As I've always said from day one on this blog we don't do much talking about music or the arts generally as the focus is very much on me and this life, which given the traumatic history of my tumblr accounts you'll realize I need a safe place to talk around that without posts and accounts just going.
Still, sometimes we break that rule such as when we looked at artists that played a part in some aspect of my life and this week it is the same.
The Rolling Stones were many things, outlaws of society, cultural icons, a part of the development of youth culture that still impacts on today's youth as it did in ours but above all else a part of the soundtrack of our lives for decades.I grew up listening to the Rolling Stones with my first recollections including hearing Brown Sugar on the radio when I was very young and almost certainly heard Honky Tonk Woman as we watched Top of the Pops and it would of featured on the end of year program and the best sellers pop chart rundown being a bit over four fingers and a thumb years of age.

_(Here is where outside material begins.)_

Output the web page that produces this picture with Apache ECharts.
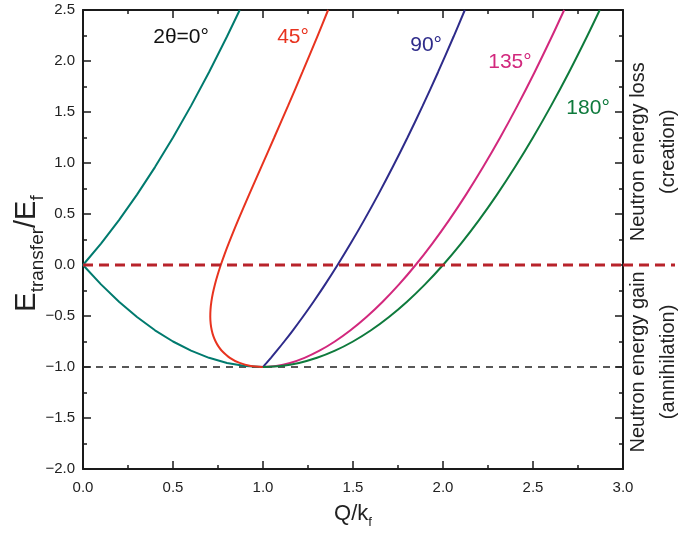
<!DOCTYPE html>
<html><head><meta charset="utf-8">
<script src="https://cdn.jsdelivr.net/npm/echarts@6/dist/echarts.min.js"></script>
<style>html,body{margin:0;padding:0;background:#fff}#c{width:691px;height:533px}</style>
</head><body><div id="c"></div>
<script>
// Energy transfer E/Ef (shared grid of points for 0°, 90°, 135°, 180°)
const energy = [-1,-0.99,-0.96,-0.91,-0.84,-0.75,-0.64,-0.51,-0.36,-0.19,0,0.21,0.44,0.69,0.96,1.25,1.56,1.89,2.24,2.5];
const q0   = [1,0.9,0.8,0.7,0.6,0.5,0.4,0.3,0.2,0.1,0,0.1,0.2,0.3,0.4,0.5,0.6,0.7,0.8,0.8708];
const q90  = [1,1.0050,1.0198,1.0440,1.0770,1.1180,1.1662,1.2207,1.2806,1.3454,1.4142,1.4866,1.5620,1.6401,1.7205,1.8028,1.8868,1.9723,2.0591,2.1213];
const q135 = [1,1.0730,1.1502,1.2306,1.3137,1.3990,1.4861,1.5748,1.6648,1.7558,1.8478,1.9405,2.0340,2.1280,2.2226,2.3176,2.4130,2.5088,2.6049,2.6732];
const q180 = [1,1.1,1.2,1.3,1.4,1.5,1.6,1.7,1.8,1.9,2.0,2.1,2.2,2.3,2.4,2.5,2.6,2.7,2.8,2.8708];
// 45° curve (denser near its turning point)
const energy45 = [-1,-0.99,-0.96,-0.91,-0.84,-0.7975,-0.75,-0.6975,-0.64,-0.5775,-0.51,-0.4375,-0.36,-0.2775,-0.19,-0.0975,0,0.1025,0.21,0.44,0.69,0.96,1.25,1.56,1.89,2.24,2.5];
const q45 = [1,0.9320,0.8701,0.8159,0.7709,0.7524,0.7368,0.7243,0.7152,0.7094,0.7071,0.7084,0.7132,0.7214,0.7329,0.7477,0.7654,0.7858,0.8089,0.8619,0.9228,0.9900,1.0624,1.1390,1.2189,1.3017,1.3617];
// reference lines
const zeroLine = [[0,0],[3,0]];
const minusOneLine = [[0,-1],[3,-1]];
// labels
const curveNames = ['2θ=0°','45°','90°','135°','180°'];
const curveLabelAt = [[0.545,2.235],[1.167,2.235],[1.906,2.157],[2.372,1.99],[2.806,1.54]];
const xTicks = [0,0.5,1,1.5,2,2.5,3];
const yTicks = [-2,-1.5,-1,-0.5,0,0.5,1,1.5,2,2.5];
const sideLabels = ['Neutron energy loss\n(creation)','Neutron energy gain\n(annihilation)'];
const sideLabelY = [1.11,-0.95];

const FONT = '"Liberation Sans", Arial, Helvetica, sans-serif';
const colors = ['#007a6e','#e8331f','#2e2b8a','#d2287d','#0e7a3c'];
const labelColors = ['#111','#e8331f','#2e2b8a','#d2287d','#0e7a3c'];
const zip = (xs, ys) => xs.map((x,i)=>[x, ys[i]]);
const curves = [zip(q0,energy), zip(q45,energy45), zip(q90,energy), zip(q135,energy), zip(q180,energy)];

const axisCommon = {
  type:'value',
  axisLine:{show:true,onZero:false,lineStyle:{color:'#1a1a1a',width:2}},
  axisTick:{show:true,inside:true,length:8,lineStyle:{color:'#1a1a1a',width:1.5}},
  minorTick:{show:true,splitNumber:2,length:4,lineStyle:{color:'#1a1a1a',width:1.5}},
  splitLine:{show:false},
  minorSplitLine:{show:false}
};
const fmt = v => v.toFixed(1).replace('-','\u2212');

const chart = echarts.init(document.getElementById('c'), null, {renderer:'canvas'});
const option = {
  animation:false,
  backgroundColor:'#fff',
  grid:{left:83,right:68,top:10,bottom:64,containLabel:false,outerBoundsMode:'none'},
  xAxis:[
    Object.assign({}, axisCommon, {position:'bottom',min:xTicks[0],max:xTicks[xTicks.length-1],interval:0.5,
      axisLabel:{show:true,margin:11,fontSize:15,color:'#222',fontFamily:FONT,formatter:fmt},
      name:'{a|Q/k}{b|f}',nameLocation:'middle',nameGap:30,nameMoveOverlap:false,
      nameTextStyle:{rich:{a:{fontSize:22,fontFamily:FONT,color:'#222',lineHeight:30},b:{fontSize:13,fontFamily:FONT,color:'#222',verticalAlign:'bottom',lineHeight:30}}}}),
    Object.assign({}, axisCommon, {position:'top',min:xTicks[0],max:xTicks[xTicks.length-1],interval:0.5,axisLabel:{show:false}})
  ],
  yAxis:[
    Object.assign({}, axisCommon, {position:'left',min:yTicks[0],max:yTicks[yTicks.length-1],interval:0.5,
      axisLabel:{show:true,margin:8,fontSize:15,color:'#222',fontFamily:FONT,formatter:fmt},
      name:'{a|E}{b|transfer}{a|/E}{b|f}',nameLocation:'middle',nameGap:36,nameRotate:90,nameMoveOverlap:false,
      nameTextStyle:{padding:[0,28,0,0],rich:{a:{fontSize:29,fontFamily:FONT,color:'#222',lineHeight:40},b:{fontSize:19,fontFamily:FONT,color:'#222',verticalAlign:'bottom',lineHeight:40}}}}),
    Object.assign({}, axisCommon, {position:'right',min:yTicks[0],max:yTicks[yTicks.length-1],interval:0.5,axisLabel:{show:false}})
  ],
  series: curves.map((d,i)=>({
    type:'line', data:d, showSymbol:false, symbol:'none', smooth: i===0 ? false : 0.3,
    lineStyle:{color:colors[i],width:2}, z:3, clip:true
  })).concat([
    {type:'line',data:minusOneLine,showSymbol:false,symbol:'none',lineStyle:{color:'#222',width:1.3,type:[7,6]},z:2},
    {type:'line',data:zeroLine,showSymbol:false,symbol:'none',lineStyle:{color:'#b8232b',width:3,type:[10,6]},z:5}
  ])
};
chart.setOption(option);

const px = (x,y) => chart.convertToPixel({xAxisIndex:0,yAxisIndex:0},[x,y]);
const graphics = [];
curveNames.forEach((t,i)=>{
  const p = px(curveLabelAt[i][0], curveLabelAt[i][1]);
  graphics.push({type:'text',x:p[0],y:p[1],z:10,style:{text:t,fill:labelColors[i],font:'21px '+FONT,align:'center',verticalAlign:'middle'}});
});
const right = px(3,0);
graphics.push({type:'line',z:5,shape:{x1:right[0],y1:right[1],x2:right[0]+52,y2:right[1]},style:{stroke:'#b8232b',lineWidth:3,lineDash:[10,6]}});
sideLabels.forEach((t,i)=>{
  const p = px(3, sideLabelY[i]);
  graphics.push({type:'text',x:p[0]+30,y:p[1],rotation:Math.PI/2,z:10,style:{text:t,fill:'#222',font:'20px '+FONT,align:'center',verticalAlign:'middle',lineHeight:30}});
});
chart.setOption({graphic:graphics});
</script></body></html>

I had the music bug then, which may of been connected to my at the time undiagnosed autism so within the limits of my development over those years followed artists such as the Rolling Stones who as we moved further into the seventies were seen as more the established acts compared to our likes of The Rollers, Gary Glitter, Sweet and Slade.
What as the years went by I appreciated was Charlie's drumming, the rhythm section is at the core of jazz and rock music, driving it forward which was not particularly showy but was as Joan Jett put it neither too little or too much - just right.
Unlike Rush's Neil Peart, Charlie had no formal credited input into the Stones' songs so their were few moments to highlight his contribution but then Charlie always saw himself as the drummer of the band and that was the extent of his involvement, preferring to step outside the rock star lifestyle spending time with his family and pursuing hobbies such as breeding Arabian Horses, collecting classic cars and so on.
This said listen to the playing on say Far Away Eyes, Hot Stuff and Flight 505 and you can hear his jazz influences showing in how he played percussion.
He was by training a graphic designer having gone to Art School to study it and when he joined the band was employed working for one, one of the few Stones who had a 'proper' job and his abilities showed with this 1966 singles sleeve design and his involvement in designing stage sets and tour launching events
It probably means at the end of the postponed tour that just prior to his hospitalization he said he'd need to be at hospital but felt the fans needed the tour with how the pandemic had affected people agreed to a substitute drummer, the Rolling Stones will cease to be a touring and recording entity.
Thus his death as said as it is is also an end of an era one we can be thankful for what he and the remaining Rolling Stones contributed to our lives.